Gudeg.net - Generasi milenial mungkin masih mengenal, atau sedikitnya mendengar, cerita tentang kaset, entah dari orang tuanya atau membacanya lewat internet. Namun, mereka pastilah sudah tidak bersentuhan dengan kaset untuk mendengarkan musik atau rekaman audio lainnya.
Peranti lawasan tersebut, beserta sejumlah player-nya, kini sedang dipamerkan di Bentara Budaya Yogyakarta. Ditajuki "Cassette Recorder Exhibition: Cassette Reborn", pameran telah dibuka pada Selasa (15/3) malam dan akan berlangsung sampai 22 Maret 2022.
Pada pameran ini, pengunjung dapat menyaksikan koleksi kaset berupa album musik sampai kesenian daerah (tradisional). Selain itu, dipamerkan pula sejumlah pemutar (player) kaset, bahkan yang belum berformat kaset tapi masih berupa gulungan pita.
Suasana pameran 'Cassette Reborn', Selasa (15/3) - Gudegnet/ Farid
Terhadap kaset-kaset yang dipamerkan, "Saya melihatnya sebagai artefak kebudayaan," kata Frans Sartono selaku kurator Bentara Budaya dalam sesi pembukaan.

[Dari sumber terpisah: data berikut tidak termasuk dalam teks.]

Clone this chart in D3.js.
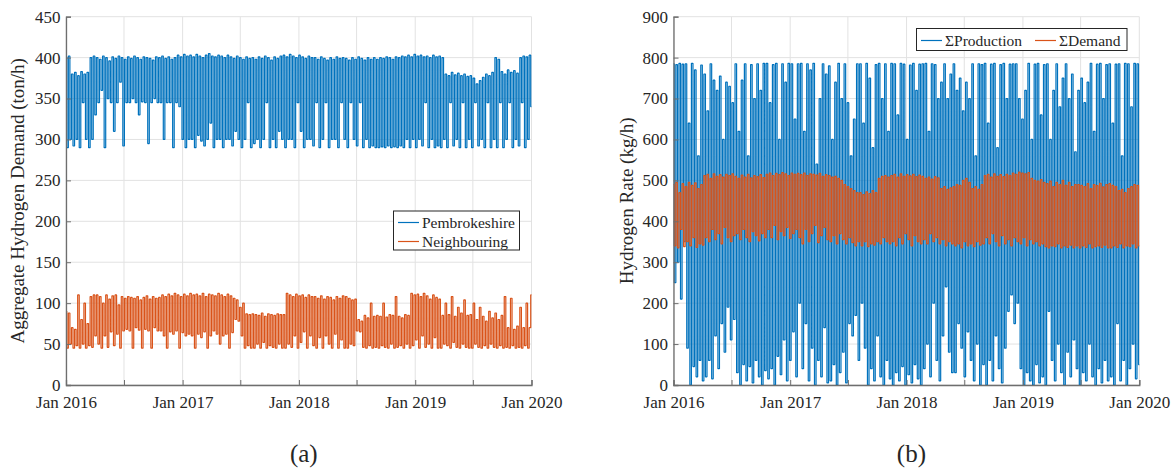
<!DOCTYPE html>
<html>
<head>
<meta charset="utf-8">
<script src="https://cdn.jsdelivr.net/npm/d3@7"></script>
<style>
  body { margin: 0; background: #fff; }
  svg text { font-family: "Liberation Serif", "Times New Roman", serif; fill: #262626; }
</style>
</head>
<body>
<svg id="chart" width="1175" height="470" font-family="Liberation Serif"></svg>
<script>
// values, evenly spaced from Jan 2016 to Jan 2020 (20 per ~3.2 months)
const pembrokeshire = [
  400,290,402,300,380,292,382,300,378,290,383,345,380,300,382,290,400,300,402,330,
  400,345,398,360,402,290,400,350,396,345,401,310,399,345,402,370,400,292,398,345,
  401,345,399,350,402,345,400,330,398,346,401,345,400,295,399,345,397,350,401,345,
  400,345,402,300,399,345,401,345,398,290,400,345,403,340,401,300,404,290,402,300,
  403,300,401,290,404,305,402,298,400,292,403,300,405,320,402,290,401,300,403,300,
  402,290,400,300,403,300,401,292,399,310,402,300,400,290,398,300,401,345,399,290,
  400,295,398,300,401,290,399,300,402,345,400,290,397,300,401,290,399,310,402,300,
  403,290,401,300,404,300,402,290,400,345,403,310,401,290,399,300,402,300,400,292,
  400,345,398,290,401,300,399,345,397,290,400,300,398,300,401,290,399,345,400,300,
  399,290,397,345,400,300,398,292,401,345,399,290,397,300,400,290,398,292,400,290,
  398,290,400,291,399,290,401,292,400,290,398,291,401,290,400,292,402,290,401,300,
  403,290,401,300,404,290,402,300,403,292,401,345,402,290,400,300,403,290,401,292,
  402,290,400,300,380,290,378,345,382,292,379,300,381,290,378,345,380,290,377,300,
  378,290,375,345,368,292,372,300,376,290,380,345,378,290,382,300,400,290,398,345,
  383,290,380,300,385,345,382,290,384,300,381,292,400,345,402,290,401,300,403,340
];
const neighbouring = [
  90,45,88,50,70,45,68,48,110,45,80,50,100,45,75,48,108,46,110,60,
  110,50,108,45,100,60,110,46,105,65,109,48,110,62,98,45,108,66,106,68,
  108,66,107,45,106,70,108,67,104,45,107,68,109,66,105,45,108,70,106,66,
  107,66,110,60,108,45,111,65,109,62,112,66,110,45,108,64,111,60,109,62,
  112,60,110,45,111,62,109,58,112,65,108,45,111,60,110,66,109,62,112,50,
  110,60,108,62,111,45,109,64,106,80,104,78,95,60,100,45,87,48,86,45,
  87,45,86,50,85,45,88,52,84,45,87,48,86,46,85,45,87,50,86,45,
  86,45,112,50,110,46,108,60,111,45,109,52,110,65,107,45,110,60,108,48,
  108,45,106,58,109,45,105,60,108,50,107,45,104,62,108,45,106,55,109,45,
  108,45,106,50,104,48,105,66,80,65,78,46,85,45,82,48,100,45,84,46,
  85,45,84,48,100,46,83,45,86,50,85,45,108,46,84,48,82,45,86,50,
  85,45,112,48,110,55,111,45,108,60,112,46,109,50,105,45,110,58,107,45,
  105,45,85,50,100,48,86,45,108,52,84,46,95,45,88,50,104,46,85,45,
  86,45,100,50,80,46,95,45,84,48,78,45,90,50,82,46,88,45,80,48,
  85,45,108,46,70,45,106,48,68,45,72,46,95,45,70,48,100,45,70,110
];
const production = [
  785,250,783,300,786,210,784,350,785,90,640,0,786,45,770,20,560,60,782,10,
  760,20,670,60,785,15,745,120,720,40,755,150,600,80,740,190,730,110,690,160,
  785,30,620,0,745,50,785,10,560,45,783,5,700,60,785,20,720,0,786,35,
  786,15,690,40,783,0,786,70,600,25,785,110,740,10,786,60,785,130,650,20,
  785,200,786,40,620,150,785,10,770,90,786,0,540,60,700,20,785,140,760,5,
  780,10,600,50,740,0,786,30,700,80,785,5,690,150,560,120,650,170,785,60,
  785,200,640,90,786,0,750,40,580,10,783,120,786,20,700,0,785,60,620,15,
  786,0,785,30,660,10,786,45,784,0,600,25,782,5,786,50,720,15,784,0,
  785,40,786,100,620,20,785,200,783,60,700,10,740,120,785,240,700,80,760,30,
  785,30,720,150,750,90,670,20,740,130,700,60,785,10,560,100,785,0,783,50,
  786,0,640,60,784,10,786,120,580,40,783,5,786,90,700,180,784,220,785,150,
  785,200,700,40,650,0,720,30,786,10,600,0,784,50,786,5,660,20,783,0,
  785,180,600,60,720,10,785,100,680,30,750,0,785,80,700,20,760,110,570,40,
  720,0,750,30,690,10,740,100,786,20,620,0,784,40,786,5,700,60,783,10,
  785,20,640,0,784,150,785,10,560,60,786,0,785,40,680,100,786,15,785,50
];
const demand = [
  490,340,495,335,470,380,492,338,485,350,495,340,488,360,494,336,480,345,490,342,
  512,360,515,350,505,380,516,355,510,370,514,345,508,385,515,360,512,350,516,365,
  510,370,505,355,513,380,508,360,515,350,506,375,512,365,509,352,514,370,507,360,
  515,380,518,360,512,390,517,355,514,375,519,365,516,385,512,358,518,370,515,380,
  517,360,514,345,518,380,512,350,516,370,515,390,513,348,517,365,510,385,514,355,
  512,350,508,365,510,345,505,370,500,355,490,345,485,360,480,348,475,340,470,350,
  470,340,465,350,472,338,468,345,475,342,470,350,505,345,510,360,512,350,508,345,
  512,350,515,340,508,360,516,345,510,370,514,355,511,340,515,365,509,350,513,345,
  510,355,505,345,508,370,503,350,509,360,506,345,480,355,485,340,478,350,482,345,
  485,340,490,345,488,335,500,350,505,340,495,345,480,338,485,350,478,342,490,345,
  512,360,515,345,508,370,516,350,510,340,514,365,509,345,515,355,512,340,518,360,
  515,350,520,345,518,360,516,340,519,355,505,345,500,350,498,340,502,345,495,338,
  492,335,498,340,485,338,495,345,490,335,500,340,488,336,495,342,485,335,490,340,
  490,335,488,340,485,336,492,345,480,335,490,338,487,340,493,336,484,342,490,335,
  492,335,488,340,485,336,475,345,478,335,470,340,480,338,485,345,490,335,488,340
];

const yTicksA = [0, 50, 100, 150, 200, 250, 300, 350, 400, 450];
const yTicksB = [0, 100, 200, 300, 400, 500, 600, 700, 800, 900];
const xTickDates = ["2016-01-01","2016-07-01","2017-01-01","2017-07-01","2018-01-01",
                    "2018-07-01","2019-01-01","2019-07-01","2020-01-01"];
const xTickLabels = ["Jan 2016","","Jan 2017","","Jan 2018","","Jan 2019","","Jan 2020"];

const blue = "#0072BD";
const orange = "#D95319";

const svg = d3.select("#chart");
const parseDate = d3.timeParse("%Y-%m-%d");
const tStart = parseDate("2016-01-01");
const tEnd = parseDate("2020-01-01");

const drawPanel = cfg => {
  const xScale = d3.scaleTime()
    .domain([tStart, tEnd])
    .range([cfg.left, cfg.right]);

  const yScale = d3.scaleLinear()
    .domain([0, d3.max(cfg.yTicks)])
    .range([cfg.bottom, cfg.top]);

  const g = svg.append("g");

  // grid
  g.selectAll(".gx").data(xTickDates).enter().append("line")
    .attr("x1", d => xScale(parseDate(d))).attr("x2", d => xScale(parseDate(d)))
    .attr("y1", cfg.top).attr("y2", cfg.bottom)
    .attr("stroke", "#e2e2e2").attr("stroke-width", 1);
  g.selectAll(".gy").data(cfg.yTicks).enter().append("line")
    .attr("x1", cfg.left).attr("x2", cfg.right)
    .attr("y1", d => yScale(d)).attr("y2", d => yScale(d))
    .attr("stroke", "#e2e2e2").attr("stroke-width", 1);

  // series -- dense hourly data, drawn as steps so each sample is a vertical stroke
  cfg.series.forEach(s => {
    const n = s.values.length;
    const line = d3.line()
      .x((d, i) => xScale(new Date(+tStart + i * (tEnd - tStart) / (n - 1))))
      .y(d => yScale(d))
      .curve(d3.curveStep);
    g.append("path")
      .attr("d", line(s.values))
      .attr("fill", "none")
      .attr("stroke", s.color)
      .attr("stroke-width", 1.2)
      .attr("stroke-linejoin", "bevel");
  });

  // axes (MATLAB style, ticks pointing in)
  const xAxis = d3.axisBottom(xScale)
    .tickValues(xTickDates.map(parseDate))
    .tickSize(-5)
    .tickPadding(11)
    .tickFormat((d, i) => xTickLabels[i]);
  const xAxisG = g.append("g")
    .attr("transform", `translate(0,${cfg.bottom})`)
    .call(xAxis)
    .attr("font-family", "Liberation Serif")
    .attr("font-size", 17);
  xAxisG.select(".domain").attr("stroke", "#6e6e6e").attr("stroke-width", 1.3);
  xAxisG.selectAll(".tick line").attr("stroke", "#6e6e6e");
  xAxisG.selectAll(".tick text").attr("fill", "#262626");

  const yAxis = d3.axisLeft(yScale)
    .tickValues(cfg.yTicks)
    .tickSize(-5)
    .tickPadding(5.5);
  const yAxisG = g.append("g")
    .attr("transform", `translate(${cfg.left},0)`)
    .call(yAxis)
    .attr("font-family", "Liberation Serif")
    .attr("font-size", 17);
  yAxisG.select(".domain").attr("stroke", "#6e6e6e").attr("stroke-width", 1.3);
  yAxisG.selectAll(".tick line").attr("stroke", "#6e6e6e");
  yAxisG.selectAll(".tick text").attr("fill", "#262626");

  // y label
  g.append("text")
    .attr("transform", `translate(${cfg.yLabelX},${(cfg.top + cfg.bottom) / 2}) rotate(-90)`)
    .attr("text-anchor", "middle")
    .attr("font-size", 19)
    .text(cfg.yLabel);

  // legend
  const lg = g.append("g");
  lg.append("rect")
    .attr("x", cfg.legend.x).attr("y", cfg.legend.y)
    .attr("width", cfg.legend.w).attr("height", cfg.legend.h)
    .attr("fill", "#fff").attr("stroke", "#262626").attr("stroke-width", 1);
  cfg.series.forEach((s, i) => {
    const p = cfg.legend.items[i];
    lg.append("line")
      .attr("x1", p.x).attr("x2", p.x + 21)
      .attr("y1", p.y).attr("y2", p.y)
      .attr("stroke", s.color).attr("stroke-width", 1.2);
    lg.append("text")
      .attr("x", p.x + 24).attr("y", p.y + 5)
      .attr("font-size", 15.5)
      .text(s.name);
  });

  // caption
  g.append("text")
    .attr("x", (cfg.left + cfg.right) / 2 + 5).attr("y", 462)
    .attr("text-anchor", "middle")
    .attr("font-size", 25)
    .text(cfg.caption);
};

drawPanel({
  left: 66, right: 531.5, top: 16.7, bottom: 385,
  yTicks: yTicksA,
  yLabel: "Aggregate Hydrogen Demand (ton/h)",
  yLabelX: 24,
  series: [
    { name: "Pembrokeshire", values: pembrokeshire, color: blue },
    { name: "Neighbouring", values: neighbouring, color: orange }
  ],
  legend: { x: 393.5, y: 211, w: 126, h: 39,
            items: [{ x: 398, y: 222.5 }, { x: 398, y: 241.5 }] },
  caption: "(a)"
});

drawPanel({
  left: 673.5, right: 1139.3, top: 16.7, bottom: 385,
  yTicks: yTicksB,
  yLabel: "Hydrogen Rate (kg/h)",
  yLabelX: 633,
  series: [
    { name: "\u03A3Production", values: production, color: blue },
    { name: "\u03A3Demand", values: demand, color: orange }
  ],
  legend: { x: 916.5, y: 28.5, w: 210.5, h: 22,
            items: [{ x: 921, y: 40.5 }, { x: 1035, y: 40.5 }] },
  caption: "(b)"
});
</script>
</body>
</html>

Frans memaparkan, jika pada masa 1970-80an tak ada kaset, kita tidak akan mengenal nama-nama seperti Basiyo, Ki Timbul Hadiprayitno, Cak Markeso dan lain-lain. Di luar kaset, tak ada rekaman untuk seni tradisi.
Produser-produser rekaman yang jeli, menurut dia, mengangkat kesenian tradisional seperti dagelan Mataram, wayang kulit, ludruk dan sebagainya ke ranah yang lebih tinggi, yang lebih luas audiensnya. "Tanpa mereka, kesenian daerah takkan menyebar luas seperti saat ini," tuturnya.
Di dunia rekaman musik pop, Frans mencontohkan kesuksesan kelompok musik Koesplus, yang katanya dalam satu tahun mampu mengeluarkan sekitar lima album. Koesplus tidak hanya memiliki album pop, tetapi juga antara lain album Natal, Qasidah, Pop Jawa, Melayu dan Keroncong.
Dijelaskan, ketika masuk ke perusahaan rekaman Remaco, Koesplus benar-benar memasuki industri musik. "Benar-benar dia menjadi mesin musik yang luar biasa, dan anehnya banyak penggemarnya dan laku," jelas pensiunan wartawan Harian Kompas itu.
Frans Sartono juga menyebut dua nama besar yang tak dapat dilepaskan dari industri kaset rekaman kala itu, bahkan hingga rekaman masa kini, yakni Yohanes Suryoko (Aquarius Record) dan Jan Djuhana (Sony Music Indonesia). Nama yang disebut terakhir itu dinilainya punya telinga yang jeli, dan dialah yang melambungkan nama beberapa grup musik seperti Dewa 19 dan Sheila on 7.
Beberapa bos rekaman di Jakarta saat itu menolak lagu-lagu dari band itu. "Sheila itu ditolak di mana-mana. Begitu didengar oleh pak Jan, itu langsung oke, dan akhirnya memang jadi. Itu band pertama di Jogja yang naik daun... yang luar biasa, menurut saya," paparnya.
Keberadaan kaset di dunia rekaman pada masa itu memang amat populer. Selain format CD audio belum ada, piringan hitam juga dianggap cukup tinggi dalam hal harga, belum lagi player-nya yang tidak seportabel player kaset.
Melihat begitu luasnya penggunaan kaset untuk perekaman inilah Frans lantas bependapat bahwa kaset tak sekadar merekam musik, melainkan juga merekam dinamika kebudayaan musik pop, budaya pop, tanah air.
"Bukan sekadar rekaman audio, tapi juga rekaman kebudayaan kita, yang benar-benar hasil jerih payah kreativitas bukan hanya seniman, tapi juga orang-orang yang punya idealisme untuk merekam," pungkasnya.